Retype only what runs from the first line of the records to the line with "-7.74, -9.26, -10.73]", inclusive, and no pictures.
##### Exercise input #####
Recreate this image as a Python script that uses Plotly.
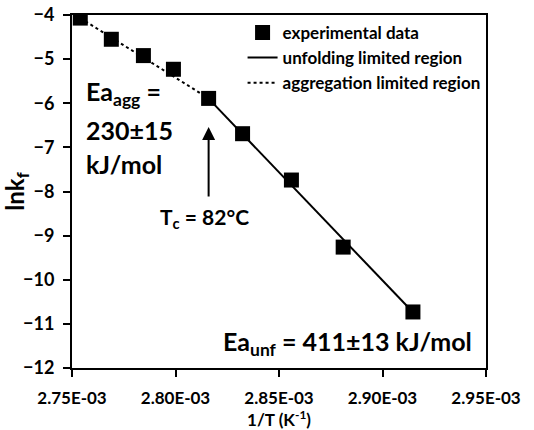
import plotly.graph_objects as go

# Experimental data
inv_T = [2.754e-3, 2.769e-3, 2.7845e-3, 2.799e-3, 2.816e-3, 2.8324e-3, 2.856e-3, 2.881e-3, 2.9147e-3]
ln_kf = [-4.07, -4.55, -4.92, -5.23, -5.89, -6.69, -7.74, -9.26, -10.73]

# Fitted lines (end points)
agg_x = [2.754e-3, 2.816e-3]
agg_y = [-4.07, -5.89]
unf_x = [2.8175e-3, 2.916e-3]
unf_y = [-5.97, -10.80]

x_tickvals = [2.75e-3, 2.80e-3, 2.85e-3, 2.90e-3, 2.95e-3]
x_ticktext = ["2.75E-03", "2.80E-03", "2.85E-03", "2.90E-03", "2.95E-03"]

FONT = "Lato"

fig = go.Figure()
fig.add_trace(go.Scatter(x=agg_x, y=agg_y, mode="lines", name="aggregation limited region",
                         line=dict(color="black", width=2, dash="dot"), legend="legend3",
                         showlegend=True))
fig.add_trace(go.Scatter(x=unf_x, y=unf_y, mode="lines", name="unfolding limited region",
                         line=dict(color="black", width=2), legend="legend2", showlegend=True))
fig.add_trace(go.Scatter(x=inv_T, y=ln_kf, mode="markers", name="experimental data",
                         marker=dict(symbol="square", size=15, color="black"), legend="legend",
                         showlegend=True))

leg_common = dict(xanchor="left", yanchor="middle", bgcolor="rgba(0,0,0,0)",
                  font=dict(family=FONT, size=17, color="black", weight="bold"))
fig.update_layout(
    showlegend=True,
    legend=dict(x=0.412, y=0.949, **leg_common),
    legend2=dict(x=0.412, y=0.878, **leg_common),
    legend3=dict(x=0.412, y=0.807, **leg_common),
)

fig.update_xaxes(range=[2.75e-3, 2.95e-3], tickvals=x_tickvals, ticktext=x_ticktext,
                 showgrid=False, zeroline=False, showline=True, linecolor="black", linewidth=2,
                 mirror=True, ticks="outside", ticklen=7, tickwidth=2, tickcolor="black",
                 automargin=False, ticklabeloverflow="allow", ticklabelstandoff=7,
                 tickfont=dict(family=FONT, size=17, color="black", weight="bold"),
                 title=dict(text="1/T (K<sup>-1</sup>)", standoff=2,
                            font=dict(family=FONT, size=17, color="black", weight="bold")))
fig.update_yaxes(range=[-12, -4], dtick=1, showgrid=False, zeroline=False, showline=True,
                 linecolor="black", linewidth=2, mirror=True, ticks="outside", ticklen=7,
                 tickwidth=2, tickcolor="black", automargin=False, ticklabeloverflow="allow",
                 ticklabelstandoff=5,
                 tickfont=dict(family=FONT, size=18, color="black", weight="bold"),
                 title=dict(text="lnk<sub>f</sub>",
                            font=dict(family=FONT, size=24, color="black", weight="bold")))

ann_font = dict(family=FONT, size=25, color="black", weight="bold")
fig.add_annotation(x=2.7558e-3, y=-5.77, xref="x", yref="y", text="Ea<sub>agg</sub> =",
                   showarrow=False, xanchor="left", yanchor="middle", font=ann_font)
fig.add_annotation(x=2.7558e-3, y=-6.61, xref="x", yref="y", text="230±15",
                   showarrow=False, xanchor="left", yanchor="middle", font=ann_font)
fig.add_annotation(x=2.7558e-3, y=-7.38, xref="x", yref="y", text="kJ/mol",
                   showarrow=False, xanchor="left", yanchor="middle", font=ann_font)
fig.add_annotation(x=2.944e-3, y=-11.44, xref="x", yref="y", text="Ea<sub>unf</sub> = 411±13 kJ/mol",
                   showarrow=False, xanchor="right", yanchor="middle", font=ann_font)
fig.add_annotation(x=2.7916e-3, y=-8.60, xref="x", yref="y", text="T<sub>c</sub> = 82°C",
                   showarrow=False, xanchor="left", yanchor="middle",
                   font=dict(family=FONT, size=21, color="black", weight="bold"))
# arrow
fig.add_annotation(x=2.816e-3, y=-6.54, ax=2.816e-3, ay=-8.15, xref="x", yref="y",
                   axref="x", ayref="y", text="", showarrow=True, arrowhead=2,
                   arrowsize=1.3, arrowwidth=2, arrowcolor="black")

fig.update_layout(width=534, height=430, margin=dict(l=72, r=48, t=15, b=62, autoexpand=False),
                  plot_bgcolor="white", paper_bgcolor="white",
                  font=dict(family=FONT, color="black"))

fig.write_html("out.html", config={"displayModeBar": False},
               post_script="document.body.style.margin='0';document.body.style.overflow='hidden';")
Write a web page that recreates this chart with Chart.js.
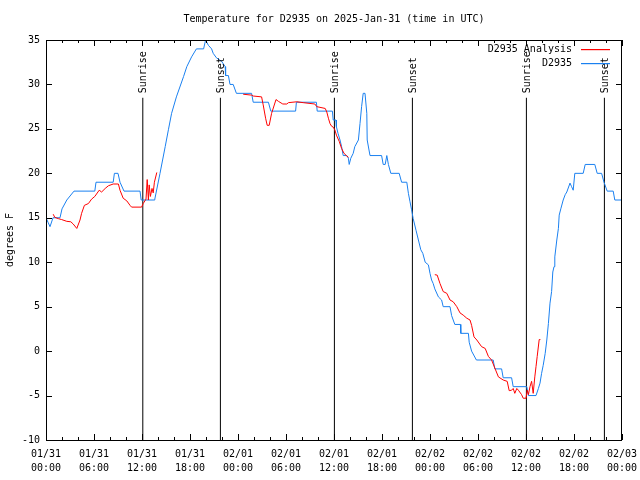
<!DOCTYPE html>
<html>
<head>
<meta charset="utf-8">
<script src="https://cdn.jsdelivr.net/npm/chart.js@4.4.1/dist/chart.umd.min.js"></script>
<style>
  body { margin: 0; background: #fff; }
</style>
</head>
<body>
<canvas id="myChart" width="640" height="480"></canvas>
<script>
// hours after 01/31 00:00 UTC, temperature in degrees F
var observed = [
    [0, 15], [0.25, 14.5], [0.5, 14], [0.875, 15], [1.75, 15], [2.0, 16], [2.6, 17], [3.5, 18],
    [6.1, 18], [6.25, 19], [8.4, 19], [8.55, 20], [9.0, 20], [9.25, 19], [9.75, 18], [11.75, 18],
    [11.9, 17], [13.5, 17], [13.6, 17.1], [14.25, 20], [14.9, 23], [15.3, 24.9], [15.7, 26.75],
    [16.3, 28.6], [17.2, 30.9], [17.6, 32], [18.2, 33.1], [18.8, 34], [19.7, 34], [19.95, 35],
    [20.3, 34.4], [20.7, 34], [20.9, 33.5], [21.3, 33], [21.95, 32.6], [22.4, 32], [22.45, 31],
    [22.8, 31], [23.0, 30], [23.4, 30], [23.8, 29], [25.7, 29], [25.9, 28], [27.8, 28], [28.1, 27],
    [31.2, 27], [31.3, 28], [33.8, 28], [33.9, 27], [35.8, 27], [35.9, 26], [36.25, 26],
    [36.3, 25.25], [36.5, 24.5], [36.75, 23.75], [36.95, 23], [37.15, 22], [37.6, 22], [37.8, 21.7],
    [37.9, 21], [38.1, 21.7], [38.4, 22.25], [38.6, 23], [39.05, 23.75], [39.25, 25.6], [39.45, 27.5],
    [39.65, 29], [39.875, 29], [40.1, 26.75], [40.15, 23.75], [40.5, 22], [41.95, 22], [42.15, 21],
    [42.4, 21], [42.6, 22], [42.8, 21], [43.1, 20], [44.15, 20], [44.45, 19], [45.1, 19],
    [45.3, 17.75], [45.5, 16.8], [45.7, 15.9], [45.9, 14.9], [46.25, 13.6], [46.55, 12.5],
    [46.85, 11.4], [47.1, 11], [47.4, 10], [47.8, 9.7], [48.0, 8.75], [48.2, 8], [48.4, 7.6],
    [48.6, 7], [49.05, 6.1], [49.45, 5.75], [49.65, 5], [50.5, 5], [50.7, 4], [51.1, 3], [51.8, 3],
    [51.85, 2], [52.8, 2], [52.9, 1], [53.2, 0], [53.8, -1], [55.9, -1], [56.1, -2], [56.95, -2],
    [57.15, -3], [58.2, -3], [58.4, -4], [60.1, -4], [60.3, -5], [61.25, -5], [61.55, -4.2],
    [61.75, -3.6], [61.95, -2.5], [62.15, -1.6], [62.4, -0.25], [62.6, 1.25], [62.8, 3.1],
    [63.0, 5.4], [63.2, 6.7], [63.35, 8.9], [63.5, 9.5], [63.6, 10.6], [63.85, 12.5], [64.05, 13.8],
    [64.15, 15.3], [64.35, 16], [64.65, 17], [64.9, 17.6], [65.1, 17.9], [65.5, 18.9], [65.7, 18.5],
    [65.9, 18.1], [66.1, 20], [67.15, 20], [67.4, 21], [68.6, 21], [68.9, 20], [69.45, 20],
    [69.75, 19], [70.15, 18], [70.9, 18], [71.1, 17], [72, 17]
];

// analysis series, null = no data
var analysis = [
    [0.9, 15.4], [1.1, 15.05], [1.55, 14.9], [1.95, 14.8], [2.6, 14.6], [3.1, 14.55], [3.4, 14.3],
    [3.85, 13.8], [4.25, 14.75], [4.45, 15.5], [4.8, 16.4], [5.3, 16.6], [5.7, 17.1], [6.1, 17.4],
    [6.65, 18.1], [6.95, 17.9], [7.4, 18.3], [7.8, 18.6], [8.4, 18.8], [9.05, 18.8], [9.25, 18.1],
    [9.65, 17.2], [10.1, 16.9], [10.5, 16.4], [10.7, 16.2], [11.95, 16.2], [12.15, 16.6],
    [12.5, 17.1], [12.65, 19.3], [12.8, 17], [12.9, 18.7], [13.05, 17.4], [13.25, 18.3],
    [13.4, 17.8], [13.55, 19], [13.85, 20.1],
    [14.5, null],
    [24.65, 28.9], [25.7, 28.8], [25.9, 28.7], [26.95, 28.6], [27.15, 27.7], [27.45, 26.2],
    [27.65, 25.4], [27.9, 25.4], [28.2, 26.75], [28.75, 28.3], [29.05, 28.1], [29.6, 27.8],
    [30.1, 27.8], [30.3, 27.95], [31.35, 28.05], [32.15, 27.95], [33.6, 27.8], [33.85, 27.5],
    [34.9, 27.3], [35.1, 26.9], [35.3, 26.2], [35.5, 25.6], [35.7, 25.3], [35.9, 25.2],
    [36.1, 24.9], [36.3, 24.3], [36.65, 23.6], [36.95, 22.8], [37.25, 22.25], [37.6, 21.95],
    [37.8, 21.8],
    [40, null],
    [48.6, 8.6], [48.9, 8.55], [49.25, 7.6], [49.65, 6.7], [50.1, 6.5], [50.5, 5.75], [50.9, 5.55],
    [51.35, 5.0], [51.75, 4.3], [52.15, 4.05], [52.6, 3.7], [53.0, 3.5], [53.2, 2.9], [53.5, 1.6],
    [53.85, 1.25], [54.45, 0.5], [54.9, 0.3], [55.3, -0.6], [55.7, -1.0], [56.1, -1.9],
    [56.55, -2.9], [57.15, -3.25], [57.65, -3.4], [57.9, -4.45], [58.2, -4.4], [58.4, -4.2],
    [58.6, -4.75], [58.85, -4.2], [59.05, -4.4], [59.45, -4.9], [59.65, -5.3], [60.0, -5.3],
    [60.15, -4.4], [60.3, -4.9], [60.5, -4.0], [60.7, -3.4], [60.9, -4.75], [61.1, -2.9],
    [61.25, -1.75], [61.4, -0.6], [61.65, 1.3], [61.8, 1.3]
];

var sunriseHours = [12.1, 36.05, 60.05];
var sunsetHours = [21.8, 45.8, 69.8];
var sunLineTop = 28.5;
var sunLabelAt = 29;

var dayLabels = ['01/31', '02/01', '02/02', '02/03'];
var timeLabels = ['00:00', '06:00', '12:00', '18:00'];
var seriesNames = ['D2935 Analysis', 'D2935'];
var seriesColors = ['#ff0000', '#1a80f0'];
var titleText = 'Temperature for D2935 on 2025-Jan-31 (time in UTC)';

var FONT = '"DejaVu Sans Mono", "Liberation Mono", monospace';

function toPoints(arr) {
    return arr.map(function(p) { return {x: p[0], y: p[1]}; });
}

var sunPoints = [];
sunriseHours.concat(sunsetHours).forEach(function(h) {
    sunPoints.push({x: h, y: -10});
    sunPoints.push({x: h, y: sunLineTop});
    sunPoints.push({x: h, y: null});
});

var frame = {
    id: 'frame',
    afterDatasetsDraw: function(chart) {
        var ctx = chart.ctx;
        var a = chart.chartArea;
        var xs = chart.scales.x;
        var ys = chart.scales.y;
        ctx.save();
        ctx.strokeStyle = '#000';
        ctx.lineWidth = 1;
        ctx.strokeRect(a.left + 0.5, a.top + 0.5, a.right - a.left - 1, a.bottom - a.top);

        ctx.beginPath();
        for (var h = 0; h <= 72; h += 2) {
            var px = Math.round(xs.getPixelForValue(h)) + 0.5;
            var len = (h % 6 == 0) ? 6 : 3;
            ctx.moveTo(px, a.bottom);
            ctx.lineTo(px, a.bottom - len);
            ctx.moveTo(px, a.top);
            ctx.lineTo(px, a.top + len);
        }
        for (var t = -10; t <= 35; t += 5) {
            var py = Math.round(ys.getPixelForValue(t)) + 0.5;
            ctx.moveTo(a.left, py);
            ctx.lineTo(a.left + 6, py);
            ctx.moveTo(a.right, py);
            ctx.lineTo(a.right - 6, py);
        }
        ctx.stroke();

        ctx.fillStyle = '#000';
        ctx.font = '10px ' + FONT;
        ctx.textBaseline = 'middle';

        // title centred over the plot
        ctx.textAlign = 'center';
        ctx.fillText(titleText, (a.left + a.right) / 2, 19);

        // sunrise / sunset labels
        ctx.textAlign = 'left';
        function sunLabel(h, text) {
            ctx.save();
            ctx.translate(xs.getPixelForValue(h) + 1, ys.getPixelForValue(sunLabelAt));
            ctx.rotate(-Math.PI / 2);
            ctx.fillText(text, 0, 0);
            ctx.restore();
        }
        sunriseHours.forEach(function(h) { sunLabel(h, 'Sunrise'); });
        sunsetHours.forEach(function(h) { sunLabel(h, 'Sunset'); });

        // legend, top right inside the plot
        ctx.textAlign = 'right';
        for (var i = 0; i < seriesNames.length; i++) {
            var ly = a.top + 9 + i * 14;
            ctx.fillStyle = '#000';
            ctx.fillText(seriesNames[i], a.right - 50, ly);
            ctx.fillStyle = seriesColors[i];
            ctx.fillRect(a.right - 41, ly, 29, 1.2);
        }
        ctx.restore();
    }
};

var ctx = document.getElementById('myChart').getContext('2d');
var myChart = new Chart(ctx, {
    type: 'line',
    data: {
        datasets: [{
            label: seriesNames[0],
            data: toPoints(analysis),
            borderColor: seriesColors[0],
            borderWidth: 1,
            pointRadius: 0,
            spanGaps: false
        }, {
            label: seriesNames[1],
            data: toPoints(observed),
            borderColor: seriesColors[1],
            borderWidth: 1,
            pointRadius: 0
        }, {
            label: 'sun',
            data: sunPoints,
            borderColor: '#000',
            borderWidth: 1,
            pointRadius: 0,
            spanGaps: false
        }]
    },
    options: {
        responsive: false,
        animation: false,
        devicePixelRatio: 1,
        layout: { padding: { left: 0, right: 18, top: 40, bottom: 0 } },
        plugins: {
            legend: { display: false },
            tooltip: { enabled: false },
            title: { display: false }
        },
        scales: {
            x: {
                type: 'linear',
                min: 0,
                max: 72,
                grid: { display: false, drawTicks: false },
                border: { display: false },
                ticks: {
                    stepSize: 6,
                    autoSkip: false,
                    maxRotation: 0,
                    padding: 7,
                    color: '#000',
                    font: { family: FONT, size: 10, lineHeight: 1.4 },
                    callback: function(v) {
                        return [dayLabels[Math.floor(v / 24)], timeLabels[(v % 24) / 6]];
                    }
                },
                afterFit: function(s) {
                    s.height = 40;
                    s.paddingLeft = 0;
                    s.paddingRight = 0;
                }
            },
            y: {
                min: -10,
                max: 35,
                grid: { display: false, drawTicks: false },
                border: { display: false },
                ticks: {
                    stepSize: 5,
                    padding: 6,
                    color: '#000',
                    font: { family: FONT, size: 10 }
                },
                title: {
                    display: true,
                    text: 'degrees F',
                    color: '#000',
                    font: { family: FONT, size: 10 },
                    padding: { top: 4, bottom: 0 }
                },
                afterFit: function(s) { s.width = 46; }
            }
        }
    },
    plugins: [frame]
});
</script>
</body>
</html>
#####
**Answer for the task**
Recreate this image as a Python script that uses Plotly.
import plotly.graph_objects as go

# Experimental data
inv_T = [2.754e-3, 2.769e-3, 2.7845e-3, 2.799e-3, 2.816e-3, 2.8324e-3, 2.856e-3, 2.881e-3, 2.9147e-3]
ln_kf = [-4.07, -4.55, -4.92, -5.23, -5.89, -6.69, -7.74, -9.26, -10.73]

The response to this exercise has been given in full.